As the day went on, the mall’s visitors changed somewhat demographically.  In the morning, they were mostly adults and younger kids.  As the day wore on, there were more and more teenagers, who reacted to me somewhat differently.  Sometimes they were just excited to see me, but other times they felt a classic teen need to deal with me in some sort of ironic or jaded way, making handsigns behind my back and so on.


The second show created a bit of a stage, roping off the center performance area, and people gathered together to watch in a crowd, as they had not done for Levine.  I simply stood along with the rest of the crowd.

The Hours stood in the central area, but it was not roped off.  They gathered somewhat of a crowd as well, but since it was a longer performance, and it was less clear what they were doing from the point of view of a casual observer, people usually only stayed for a short time.  I moved around more during this performance, watching them from different angles and distances.  At one point, one of the Hours’ off-duty members asked me to watch from a little farther off, as people had started wondering if I was part of their performance.  I had expected that this might happen at some performances, and was happy to move back a bit.  I felt like I had somewhat of a symbiotic relationship with them, but less than Levine’s, since they generally were also a somewhat theatrical, non-interactive performance, and the mall was pretty packed at that point.
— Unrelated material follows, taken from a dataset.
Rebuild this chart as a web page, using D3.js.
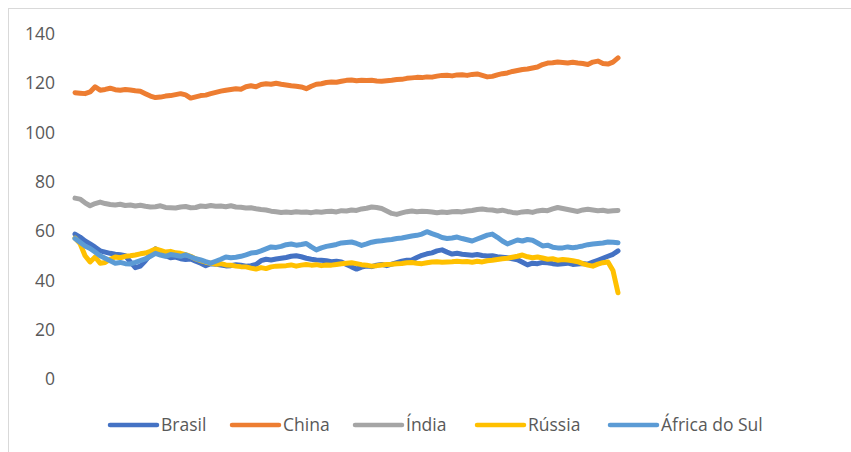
<!DOCTYPE html>
<html>
<head>
<meta charset="utf-8">
<script src="https://cdn.jsdelivr.net/npm/d3@7"></script>
<style>
    body { margin: 0; background: #ffffff; }
    text { font-family: "Open Sans", "Noto Sans", sans-serif; fill: #595959; }
</style>
</head>
<body>
<div id="chart"></div>
<script>
// series names, colours and tick labels
var names = ["Brasil", "China", "Índia", "Rússia", "África do Sul"];
var colors = ["#4472C4", "#ED7D31", "#A5A5A5", "#FFC000", "#5B9BD5"];
var yTicks = [0, 20, 40, 60, 80, 100, 120, 140];

// values, one per step
var brasil = [58.8, 57.6, 56, 54.8, 53.5, 52, 51.5, 51, 50.6, 50.4, 50, 47.5, 45.2, 45.8, 48, 50.5, 52.8, 51.5, 50, 49.2,
    49.5, 48.8, 48.5, 48.7, 47.8, 47, 46, 46.8, 46.6, 46.2, 45.9, 46, 46.4, 46.2, 45.8, 46, 46.5, 48, 48.6, 48.3,
    48.7, 49, 49.3, 49.8, 50, 49.6, 49, 48.6, 48.3, 48.2, 48, 47.6, 47.8, 47.5, 46.5, 45.5, 44.6, 45.4, 45.8, 45.6,
    46.2, 46.5, 46, 46.6, 47.2, 47.8, 48.2, 48.3, 49.3, 50.2, 50.8, 51.2, 52, 52.4, 51.5, 50.7, 51, 50.6, 50.4, 50.2,
    50.5, 50.1, 49.9, 50, 49.6, 49.4, 49.2, 48.8, 48.4, 47.4, 46.3, 47, 46.8, 47.3, 47.2, 46.8, 46.6, 46.8, 47, 46.5,
    46.7, 46.9, 46.6, 47.4, 48.2, 49, 49.8, 50.6, 52];
var china = [116.2, 116, 115.8, 116.5, 118.6, 117.2, 117.5, 118, 117.4, 117.2, 117.5, 117.3, 117, 116.8, 115.8, 114.8, 114.2, 114.4, 114.8, 115,
    115.4, 115.8, 115.3, 114, 114.5, 115, 115.2, 115.8, 116.3, 116.8, 117.2, 117.5, 117.8, 117.6, 118.6, 119, 118.6, 119.5, 119.8, 119.6,
    120, 119.6, 119.3, 119, 118.8, 118.5, 117.8, 118.8, 119.6, 119.8, 120.3, 120.5, 120.4, 120.8, 121.2, 121.3, 121, 121.2, 121.1, 121.2,
    120.9, 120.8, 121, 121.2, 121.5, 121.6, 122, 122.2, 122.4, 122.3, 122.6, 122.5, 122.9, 123.2, 123.3, 123, 123.4, 123.5, 123.2, 123.6,
    123.8, 123.2, 122.6, 122.8, 123.4, 123.9, 124.2, 124.8, 125.2, 125.6, 125.8, 126.2, 126.6, 127.6, 128.2, 128.3, 128.6, 128.4, 128.2, 128.5,
    128.2, 128, 127.6, 128.6, 129, 128, 127.8, 128.6, 130.3];
var india = [73.4, 73, 71.5, 70.3, 71.2, 71.8, 71.2, 70.8, 70.6, 70.9, 70.4, 70.6, 70.2, 70.5, 70.1, 69.8, 69.9, 70.3, 69.6, 69.5,
    69.4, 69.8, 70, 69.5, 69.6, 70.2, 70, 70.4, 70.1, 70.2, 69.9, 70.3, 69.8, 69.7, 69.4, 69.5, 69.1, 68.8, 68.6, 68.1,
    67.9, 67.6, 67.8, 67.6, 67.9, 67.7, 67.8, 67.5, 67.9, 67.7, 68, 68.1, 67.8, 68.3, 68.2, 68.6, 68.4, 69, 69.3, 69.8,
    69.6, 69.2, 68.2, 67.2, 66.8, 67.4, 67.9, 68.2, 67.9, 68.1, 68, 67.8, 67.5, 67.8, 67.6, 67.9, 68, 67.8, 68.2, 68.4,
    68.8, 69, 68.7, 68.6, 68.2, 68.5, 68, 67.6, 67.4, 67.8, 68, 67.6, 68.2, 68.5, 68.3, 69, 69.6, 69.2, 68.8, 68.4,
    68, 68.6, 68.9, 68.6, 68.3, 68.5, 68.1, 68.3, 68.4];
var russia = [57.2, 55, 50, 47.5, 49.5, 47, 47.3, 48.6, 49.5, 49.2, 49.8, 50, 50.3, 50.8, 51.1, 51.8, 52.8, 52.2, 51.5, 51.8,
    51.2, 51, 50.5, 49.8, 48.7, 48, 47.4, 47, 46.6, 46.8, 46.3, 46.2, 45.8, 45.6, 45.5, 45, 44.6, 45.2, 44.8, 45.5,
    45.8, 45.9, 46, 46.3, 45.8, 46.2, 46.5, 46.2, 46.4, 46, 46.3, 46.2, 46.5, 46.8, 47, 47.2, 46.8, 46.4, 46.2, 45.8,
    46, 46.3, 46.5, 46.6, 46.8, 46.9, 47.2, 47.3, 47, 46.8, 47.2, 47.5, 47.6, 47.4, 47.5, 47.6, 47.8, 47.6, 47.7, 47.4,
    47.8, 47.5, 48, 48.2, 48.5, 48.8, 49, 49.4, 49.8, 50.3, 49.6, 49.2, 49.5, 49.1, 48.6, 48.8, 48.2, 48.5, 48.3, 48,
    47.6, 46.8, 46.2, 45.8, 46.6, 47.2, 47.5, 44, 35];
var africaSul = [57, 55.5, 54, 53, 51.5, 50, 49, 48, 47, 47.3, 46.8, 46.7, 47.3, 48, 48.7, 49.8, 51, 50.3, 49.8, 50.5,
    50.2, 49.8, 50.4, 49.6, 48.8, 48.3, 47.6, 47, 47.8, 48.6, 49.5, 49.2, 49.4, 49.8, 50.4, 51.1, 51.3, 52, 52.8, 53.6,
    53.4, 53.8, 54.5, 54.8, 54.3, 54.6, 55, 53.6, 52.4, 53.2, 53.8, 54.2, 54.6, 55.2, 55.4, 55.6, 55, 54.2, 54.8, 55.5,
    55.9, 56.1, 56.4, 56.6, 57, 57.2, 57.6, 58, 58.3, 58.8, 59.8, 59, 58.3, 57.4, 57, 57.2, 57.6, 57, 56.5, 56,
    56.8, 57.6, 58.4, 58.8, 57.5, 56, 54.8, 55.6, 56.4, 56, 56.6, 56.3, 55.2, 54, 54.3, 53.5, 53.2, 53.2, 53.6, 53.3,
    53.6, 54, 54.5, 54.8, 55, 55.2, 55.6, 55.5, 55.3];

var allSeries = [brasil, china, india, russia, africaSul];

var width = 851, height = 452;

var svg = d3.select("#chart")
    .append("svg")
    .attr("width", width)
    .attr("height", height);

// chart area frame (only left and top edges are inside the window)
svg.append("rect")
    .attr("x", 8.5)
    .attr("y", 8.5)
    .attr("width", 900)
    .attr("height", 500)
    .attr("fill", "none")
    .attr("stroke", "#D9D9D9");

var xScale = d3.scaleLinear()
    .domain([0, brasil.length - 1])
    .range([75, 618]);

var yScale = d3.scaleLinear()
    .domain([0, 140])
    .range([379, 34]);

// y axis, labels only
var yAxis = d3.axisLeft(yScale)
    .tickValues(yTicks)
    .tickSize(0)
    .tickPadding(0);

var yg = svg.append("g")
    .attr("transform", "translate(55,0)")
    .call(yAxis);
yg.select(".domain").remove();
yg.selectAll("text")
    .attr("font-size", "17.5px")
    .attr("fill", "#595959")
    .attr("font-family", "'Open Sans', sans-serif");

var line = d3.line()
    .x(function(d, i) { return xScale(i); })
    .y(function(d) { return yScale(d); });

allSeries.forEach(function(s, k) {
    svg.append("path")
        .attr("d", line(s))
        .attr("fill", "none")
        .attr("stroke", colors[k])
        .attr("stroke-width", 5)
        .attr("stroke-linejoin", "round")
        .attr("stroke-linecap", "round");
});

// legend at the bottom
var legendX = [110, 232, 355, 477, 610];
var legend = svg.append("g");
names.forEach(function(n, k) {
    legend.append("line")
        .attr("x1", legendX[k])
        .attr("x2", legendX[k] + 47)
        .attr("y1", 425)
        .attr("y2", 425)
        .attr("stroke", colors[k])
        .attr("stroke-width", 4.5)
        .attr("stroke-linecap", "round");
    legend.append("text")
        .attr("x", legendX[k] + 51)
        .attr("y", 425)
        .attr("dy", "0.35em")
        .attr("font-size", "17.5px")
        .text(n);
});
</script>
</body>
</html>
Overall, it was an interesting day, in terms of my relationship with the artists, and also with the rest of the audience.  Since it was a commercial space, most mall visitors seemed to think I was just another independent event, possibly commercial or pop cultural in nature, and not necessarily related to the performance art world.  It was nice to see the entirety of each performance, which certainly no one else did. Interestingly, the only other people who saw nearly as much as I did were the festival staff, who were there to help the artists and intervene with the shoppers when necessary.  Since we shared the same long-term view of each performance, we often ended up chatting about the show throughout the day.